• The humanitarian situation remains dire in Somalia with an estimated 4.2 million people, including 2.5 million children, in need of humanitarian assistance and protection due to repeated climatic shocks, continued conflict and violence.
• Over 1.5 million people will require emergency nutrition support and treatment, with 954,000 children under five years projected to be acutely malnourished from August 2018 to September 2019. In 2018, 220,000 children were admitted in UNICEF-supported nutrition centres, exceeding the annual target by 28 per cent, and covering 94 per cent of the national severe acute malnutrition (SAM) burden.
• In 2018, a three-fold reduction of measles was recorded compared to 2017 following the mass supplementary immunization of more than 4.4 million children between six months to 10 years old.
• Some 3 million people are still in need of urgent healthcare and access to WASH services. UNICEF and partners also provided close to 1.1 million people in 2018 with temporary access to adequate and safe water.
• In 2018, children continued to be the most affected by crises in Somalia. More than 3 million school age children remain out of school, and child protection concerns were also on the rise with 5,279 children reported to be victims of grave violations.

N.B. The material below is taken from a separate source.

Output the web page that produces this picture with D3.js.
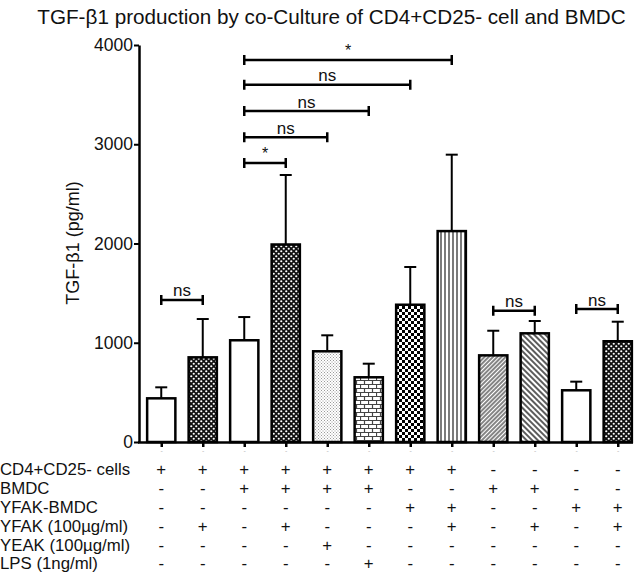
<!DOCTYPE html>
<html><head><meta charset="utf-8">
<script src="https://cdn.jsdelivr.net/npm/d3@7"></script>
<style>body{margin:0;background:#fff}svg{display:block;font-family:"Liberation Sans",Arial,sans-serif}</style>
</head><body><svg id="c" width="640" height="574"></svg>
<script>
const categories = ["1","2","3","4","5","6","7","8","9","10","11","12"];
const means = [440, 853, 1025, 1990, 914, 652, 1383, 2125, 873, 1095, 521, 1015];
const sems  = [111, 386, 234, 700, 161, 137, 380, 770, 248, 124, 87, 197];
const fills = ["white","xhatch","white","xhatch","stipple","brick","checker","vlines","diag1","diag2","white","xhatch"];
const yTicks = [0, 1000, 2000, 3000, 4000];
const rowLabels = ["CD4+CD25- cells","BMDC","YFAK-BMDC","YFAK (100µg/ml)","YEAK (100µg/ml)","LPS (1ng/ml)"];
const rowSymbols = [
  ["+","+","+","+","+","+","+","+","-","-","-","-"],
  ["-","-","+","+","+","+","-","-","+","+","-","-"],
  ["-","-","-","-","-","-","+","+","-","-","+","+"],
  ["-","+","-","+","-","-","-","+","-","+","-","+"],
  ["-","-","-","-","+","-","-","-","-","-","-","-"],
  ["-","-","-","-","-","+","-","-","-","-","-","-"]
];
const comparisons = [
  [0,1,1431,"ns"],[2,3,2810,"*"],[2,4,3070,"ns"],[2,5,3335,"ns"],
  [2,6,3600,"ns"],[2,7,3850,"*"],[8,9,1323,"ns"],[10,11,1340,"ns"]
];
const title = "TGF-β1 production by co-Culture of CD4+CD25- cell and BMDC";
const yLabel = "TGF-β1 (pg/ml)";

const svg = d3.select("#c");
const defs = svg.append("defs");
function pat(id, w, h, tr){ const p = defs.append("pattern").attr("id",id).attr("patternUnits","userSpaceOnUse").attr("width",w).attr("height",h); if(tr) p.attr("patternTransform",tr); p.append("rect").attr("width",w).attr("height",h).attr("fill","#fff"); return p; }
let p;
p = pat("xhatch",5,5); p.select("rect").attr("fill","#111");
p.append("circle").attr("cx",1.25).attr("cy",1.25).attr("r",1.1).attr("fill","#fff");
p.append("circle").attr("cx",3.75).attr("cy",3.75).attr("r",1.1).attr("fill","#fff");
p = pat("stipple",3,3);
p.append("rect").attr("x",0).attr("y",0).attr("width",1).attr("height",1).attr("fill","#999");
p.append("rect").attr("x",1.5).attr("y",1.5).attr("width",1).attr("height",1).attr("fill","#999");
p = pat("brick",8,8);
p.append("path").attr("d","M0,0.5H8M0,4.5H8M0.5,0.5V4.5M4.5,4.5V8.5").attr("stroke","#444").attr("stroke-width",1.2).attr("fill","none");
p = pat("checker",6,6);
p.append("rect").attr("width",3).attr("height",3).attr("fill","#000");
p.append("rect").attr("x",3).attr("y",3).attr("width",3).attr("height",3).attr("fill","#000");
p = pat("vlines",4,4);
p.append("line").attr("x1",1).attr("x2",1).attr("y1",0).attr("y2",4).attr("stroke","#222").attr("stroke-width",1.2);
p = pat("diag1",3,3,"rotate(45)");
p.append("line").attr("x1",1).attr("x2",1).attr("y1",0).attr("y2",3).attr("stroke","#333").attr("stroke-width",1.2);
p = pat("diag2",4,4,"rotate(-45)");
p.append("line").attr("x1",1).attr("x2",1).attr("y1",0).attr("y2",4).attr("stroke","#333").attr("stroke-width",1.6);

const y = d3.scaleLinear().domain([0,4000]).range([442,45]);
const x = d3.scalePoint().domain(categories).range([140.5,638.5]).padding(0.5);
const bw = x.step()*0.68;

// title
svg.append("text").attr("x",331.5).attr("y",24).attr("text-anchor","middle").attr("font-size",20.7).attr("fill","#111").text(title);
// y label
svg.append("text").attr("transform","translate(79,243) rotate(-90)").attr("text-anchor","middle").attr("font-size",18).attr("fill","#111").text(yLabel);

// bars
const g = svg.append("g");
g.selectAll("line.err").data(means).join("line").attr("class","err")
  .attr("x1",(d,i)=>x(categories[i])).attr("x2",(d,i)=>x(categories[i]))
  .attr("y1",d=>y(d)).attr("y2",(d,i)=>y(d+sems[i])).attr("stroke","#000").attr("stroke-width",2);
g.selectAll("line.cap").data(means).join("line").attr("class","cap")
  .attr("x1",(d,i)=>x(categories[i])-6).attr("x2",(d,i)=>x(categories[i])+6)
  .attr("y1",(d,i)=>y(d+sems[i])).attr("y2",(d,i)=>y(d+sems[i])).attr("stroke","#000").attr("stroke-width",2);
g.selectAll("rect.bar").data(means).join("rect").attr("class","bar")
  .attr("x",(d,i)=>x(categories[i])-bw/2).attr("width",bw)
  .attr("y",d=>y(d)).attr("height",d=>y(0)-y(d))
  .attr("fill",(d,i)=>fills[i]==="white"?"#fff":`url(#${fills[i]})`)
  .attr("stroke","#000").attr("stroke-width",2.5);

// axes
const ya = svg.append("g").attr("transform","translate(139,0)")
  .call(d3.axisLeft(y).tickValues(yTicks).tickSize(5).tickSizeOuter(0).tickFormat(d3.format("d")));
ya.attr("font-family",null).attr("font-size",null);
ya.select(".domain").attr("stroke-width",2.5);
ya.selectAll(".tick line").attr("stroke-width",2);
ya.selectAll(".tick text").attr("font-size",17.5).attr("fill","#111").attr("x",-6);
const xa = svg.append("g").attr("transform","translate(0,442)")
  .call(d3.axisBottom(x).tickSize(5).tickSizeOuter(0).tickFormat(()=>"-"));
xa.attr("font-family",null);
xa.select(".domain").attr("stroke-width",2.5).attr("d","M138,0.5H633");
xa.selectAll(".tick line").attr("stroke-width",2.5);
xa.selectAll(".tick text").attr("font-size",7).attr("fill","#bbb").attr("y",6);

// comparisons
const cg = svg.append("g");
comparisons.forEach(([a,b,v,lab])=>{
  const x1=x(categories[a]), x2=x(categories[b]), yy=y(v);
  cg.append("path").attr("d",`M${x1},${yy}H${x2}M${x1},${yy-5}V${yy+5}M${x2},${yy-5}V${yy+5}`)
    .attr("stroke","#000").attr("stroke-width",2.5).attr("fill","none");
  cg.append("text").attr("x",(x1+x2)/2).attr("y",yy-(lab==="*"?4:3.5)).attr("text-anchor","middle")
    .attr("font-size",lab==="*"?16:17).attr("fill","#111").text(lab);
});

// table
const rowY = [475, 494, 513, 532, 551, 569];
rowLabels.forEach((lab,r)=>{
  svg.append("text").attr("x",0).attr("y",rowY[r]).attr("font-size",16.8).attr("fill","#111").text(lab);
  svg.selectAll(null).data(rowSymbols[r]).join("text")
    .attr("x",(d,i)=>x(categories[i])).attr("y",rowY[r]).attr("text-anchor","middle")
    .attr("font-size",16.8).attr("fill","#111").text(d=>d);
});
</script></body></html>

Situation Overview and Humanitarian Needs
The humanitarian situation remains dire in Somalia due to repeated climate shocks, continued conflict and violence. According to the recently released 2019 Humanitarian Needs Overview (HNO), over 4.2 million people, including 2.5 million children, need humanitarian assistance and protection. Over 1.5 million people will require emergency nutrition support and treatment, with 954,000 children aged under-5 projected to be acutely malnourished from August 2018 to September 2019, including 173,600 severely malnourished. By December 2018, over 3 million children, out of 4.9 million in the country, are estimated to be out of school, including 1.85 million school aged children who require urgent assistance. Disease outbreaks such as acute watery diarrhoea (AWD)/cholera and measles continue to represent a major threat to children with 9,034 suspected measles cases (73 per cent being children under-5) and 6,761 suspected cases of AWD/cholera including 46 deaths reported in 2018. There are also an estimated 2.6 million people displaced in country, including over 1 million in the last year alone, with women and children representing the majority of the displaced. The growing trend of forced evictions continues, and between January and October 2018, close to 235,000 internally displaced persons (IDPs) were evicted in Somalia. On average, over 11,000 IDPs are evicted every month, and many were subjected to multiple evictions. Exclusion and discrimination of socially marginalized groups continue to exacerbate elevated levels of acute humanitarian needs. In 2018, reported cases of child protection violations rose, with 5,565 children, including 805 girls, reported to be victims of grave violations committed by parties to the conflict. The Country Task Force on Monitoring and Reporting (CTFMR) also reported that 2,300 children, including 72 girls, were recruited by armed groups, an increase of 8 per cent when compared to the same period in 2017. The 2018 Deyr season was below average to poor in many parts of Somalia. As a result, northeast and central regions of Somalia are expected to be affected by drought, with the overall humanitarian situation expected to worsen until the next Gu rainy season in April 2019.